Sunday, August 9, 2009

Forex Pips & Spreads

Have you ever wondered what is a PIP and I am not talking about a PIP in an olive or something like that.

A pip is the name given to the smallest measure of price move used in Forex market. For example, if the currency pair GBP/USD is trading at 1.6410 and then changes to 1.6415 that means that the pair has moved by 5 pips.

According to the text book definition a PIP is an acronym for Percentage in Point (pip), or basically the movement of the fourth digit after the decimal point.

It is important to note that in most currencies a PIP is the movement of the fourth digit after the decimal point but in Yen crosses it is the movement of the second digit after the decimal point.

Ever heard of a spread? Stop thinking about food

The spread is the difference between the bids and ask price that your broker quotes you. For example if your broker is quoting you a 1.6410-1.6412, then you are paying a commission of 2 pips. In other words you are paying a spread of 2 PIPS.

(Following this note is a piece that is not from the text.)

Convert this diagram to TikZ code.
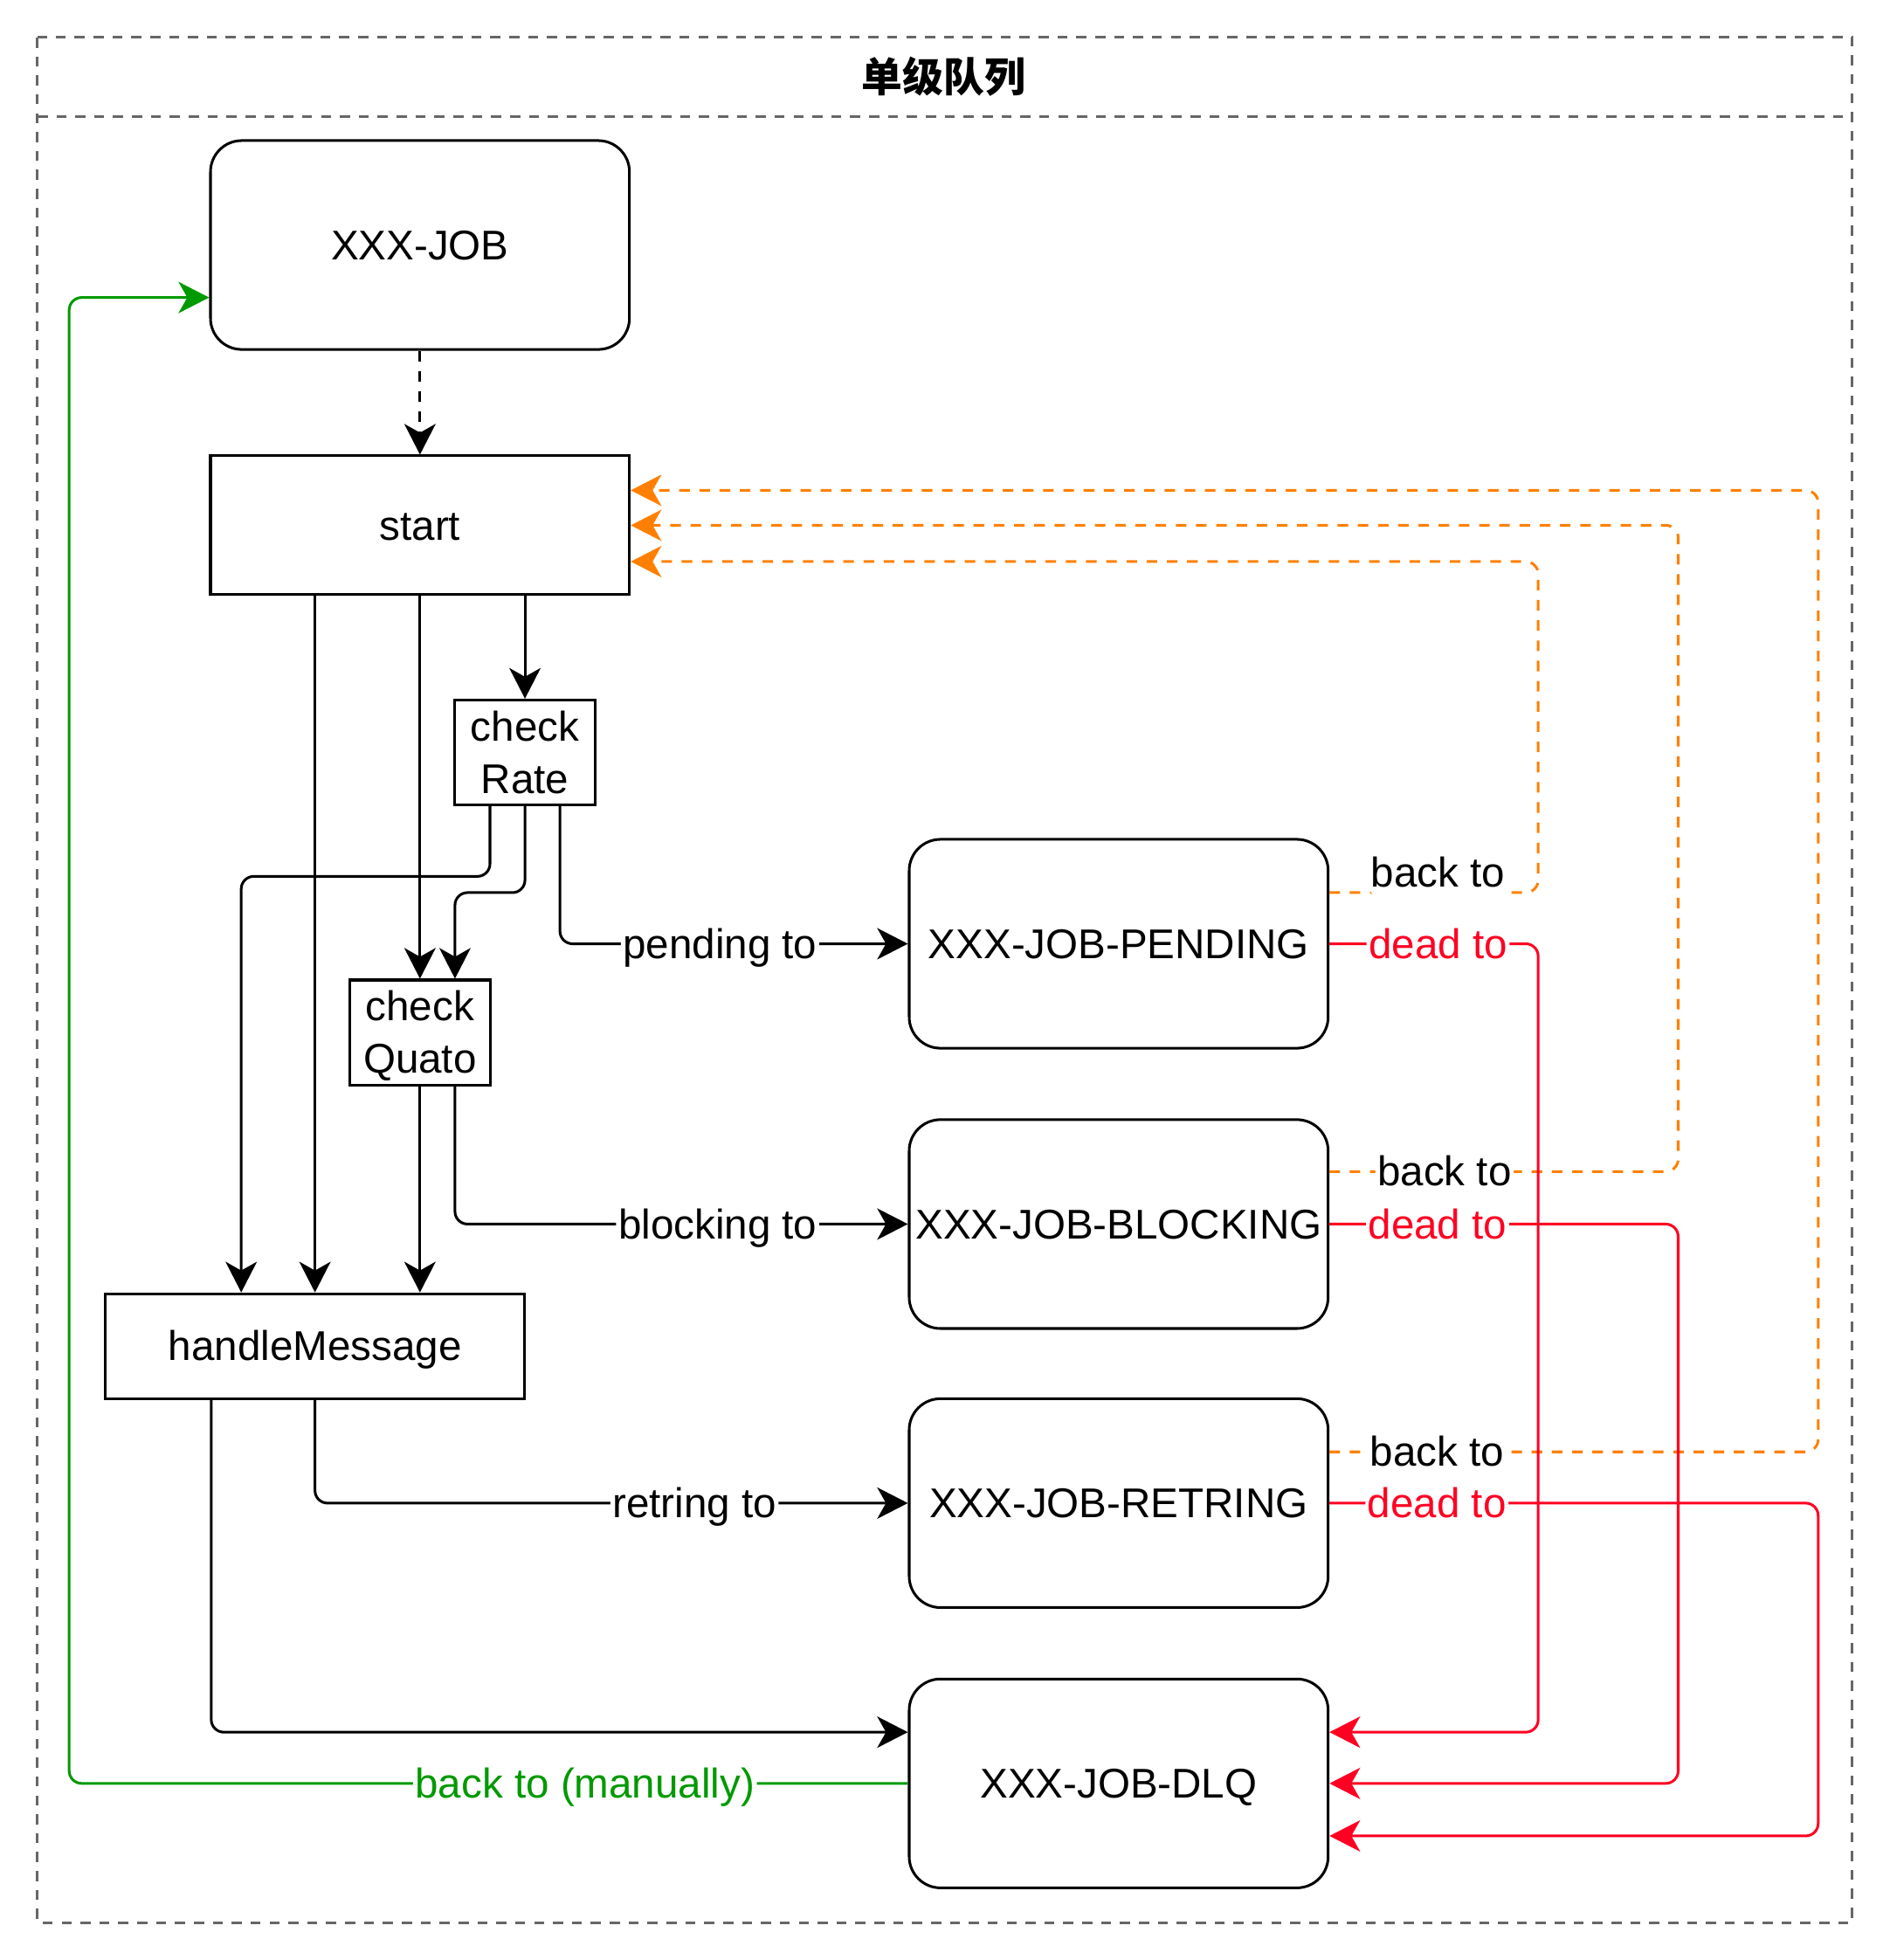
\documentclass[tikz,border=0pt]{standalone}
\usepackage{fontspec}
\setmainfont{Liberation Sans}
\newfontfamily\cjkfont{Noto Sans CJK SC}
\usetikzlibrary{positioning,arrows.meta,calc}

\definecolor{frame_gray}{HTML}{666666}
\definecolor{back_orange}{HTML}{FF8000}
\definecolor{dead_red}{HTML}{FF0022}
\definecolor{manual_green}{HTML}{009900}

% line strut for two-line boxes
\newcommand{\linestrut}{\rule[-1.9pt]{0pt}{10.4pt}}

\begin{document}
\begin{tikzpicture}[
    x=0.01cm, y=-0.01cm,
    every node/.style={font=\fontsize{9.45}{11.9}\selectfont},
    one_line/.style={text height=8.5pt, text depth=1.9pt},
    queue_node/.style={rectangle, draw, one_line, line width=0.6pt, rounded corners=0.25cm, minimum width=3.35cm, minimum height=1.67cm, inner sep=0pt},
    step_node/.style={rectangle, draw, one_line, line width=0.6pt, minimum width=3.35cm, inner sep=0pt},
    check_node/.style={rectangle, draw, line width=0.6pt, minimum width=1.12cm, minimum height=0.84cm, inner sep=0pt, align=center},
    flow/.style={draw, line width=0.6pt, rounded corners=0.1cm, -{Stealth[length=0.245cm, width=0.25cm, inset=0.07cm]}},
    back_flow/.style={flow, draw=back_orange, dash pattern=on 2.4pt off 2.2pt},
    dead_flow/.style={flow, draw=dead_red},
    manual_flow/.style={flow, draw=manual_green},
    edge_label/.style={one_line, fill=white, inner sep=0.5pt}
]
\useasboundingbox (0,0) rectangle (1512,1568);

% Frame with title bar
\draw[frame_gray, line width=0.6pt, dash pattern=on 2.3pt off 2pt] (30,30) rectangle (1482,1538);
\draw[frame_gray, line width=0.6pt, dash pattern=on 2.3pt off 2pt] (30,93) -- (1482,93);
\node[one_line, font={\cjkfont\bfseries\fontsize{9.3}{11.9}\selectfont}] (title) at (755,62) {单级队列};

% Left column
\node[queue_node] (job) at (336,196) {XXX-JOB};
\node[step_node, minimum height=1.11cm, below=0.83cm of job] (start) {start};
\node[check_node] (rate) at (420,602) {\linestrut check\\Rate\linestrut};
\node[check_node] (quota) at (336,826) {\linestrut check\\Quato\linestrut};
\node[step_node, minimum height=0.84cm] (handle) at (252,1077) {handleMessage};

% Right column
\node[queue_node] (pending) at (895,755) {XXX-JOB-PENDING};
\node[queue_node, below=0.55cm of pending] (blocking) {XXX-JOB-BLOCKING};
\node[queue_node, below=0.54cm of blocking] (retring) {XXX-JOB-RETRING};
\node[queue_node, below=0.55cm of retring] (dlq) {XXX-JOB-DLQ};

% Main flow
\draw[flow, dash pattern=on 2.4pt off 2.2pt] (job) -- (start);
\draw[flow] (handle.north |- start.south) -- (handle.north);
\draw[flow] (start.south) -- (quota.north);
\draw[flow] (rate.north |- start.south) -- (rate.north);
\draw[flow] ($(rate.south)+(-28,0)$) -- ++(0,56) -| ($(handle.north)+(-59,0)$);
\draw[flow] (rate.south) -- ++(0,69) -| ($(quota.north)+(28,0)$);
\draw[flow] ($(rate.south)+(28,0)$) |- node[edge_label, pos=0.73] {pending to} (pending.west);
\draw[flow] (quota.south) -- ($(handle.north)+(84,0)$);
\draw[flow] ($(quota.south)+(28,0)$) |- node[edge_label, pos=0.79] {blocking to} (blocking.west);
\draw[flow] (handle.south) |- node[edge_label, pos=0.82] {retring to} (retring.west);
\draw[flow] ($(handle.south)+(-83,0)$) |- ($(dlq.west)+(0,-41)$);

% Back to start
\draw[back_flow] ($(pending.east)+(0,-41)$) -- node[edge_label, pos=0.52, yshift=0.16cm] {back to} ++(167,0) |- ($(start.east)+(0,29)$);
\draw[back_flow] ($(blocking.east)+(0,-42)$) -- node[edge_label, pos=0.33] {back to} ++(279,0) |- (start.east);
\draw[back_flow] ($(retring.east)+(0,-41)$) -- node[edge_label, pos=0.22] {back to} ++(391,0) |- ($(start.east)+(0,-28)$);

% Dead letters
\draw[dead_flow] (pending.east) -- node[edge_label, text=dead_red, pos=0.52] {dead to} ++(167,0) |- ($(dlq.east)+(0,-41)$);
\draw[dead_flow] (blocking.east) -- node[edge_label, text=dead_red, pos=0.31] {dead to} ++(279,0) |- (dlq.east);
\draw[dead_flow] (retring.east) -- node[edge_label, text=dead_red, pos=0.22] {dead to} ++(391,0) |- ($(dlq.east)+(0,42)$);

% Manual replay
\draw[manual_flow] (dlq.west) -- node[edge_label, text=manual_green, pos=0.385] {back to (manually)} ++(-671,0) |- ($(job.west)+(0,42)$);

\end{tikzpicture}
\end{document}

In Forex market you will find that brokers do not normally charge their commission via a percentage based format, either they charge you just the spread. A spread is the difference between the bid price and the ask price for any currency being traded. The broker will either deduct the spread from your account balance or from your position when opening a new trade.


How low can they go?

Well, it really depends with whom you are trading with.

Obviously you are going to want the lowest spreads possible no? Well, most brokers will give you their best spreads according to the type of account you open or according to the amount of volume you trade (how many trades you open). The reason for this is because they profit from the spread, so the more you trade the more they profit.


Fractional spreads

Some brokers add another digit onto the bid/ask price allowing them to charge fractional spreads. For example you might see a broker give you a quote on the GBP/USD that looks like the following 1.64645-1.6465. This basically means that the spread is only half a pip. Sounds good no?

Well most brokers that provide fractional pips do not normally give a fixed spread, this basically means that the spread will tend to fluctuate according to the market’s activity. So you might see your spread at 0.5 pips and then a second later at 5 pips. That is a big increase and a high commission to pay.

Remember that spreads affect the returns trades enormously, especially if you are day trading, trying to only grab a few pips at a time. If you are only in for a quick trade and are interested in only profiting 20 pips a day, a 5 pip commission would shrink your profits dramatically.


Choose a Low Spread Forex Broker

As mentioned above spreads can vary based on the currencies you're trading and what type of account you open. Most brokers will be offering different spreads for different currencies. For the major currency pairs like the EUR/USD or USD/JPY you will tend to get tighter spreads as are classed as more liquid currencies. For more exotic currencies your spreads will normally be quite high.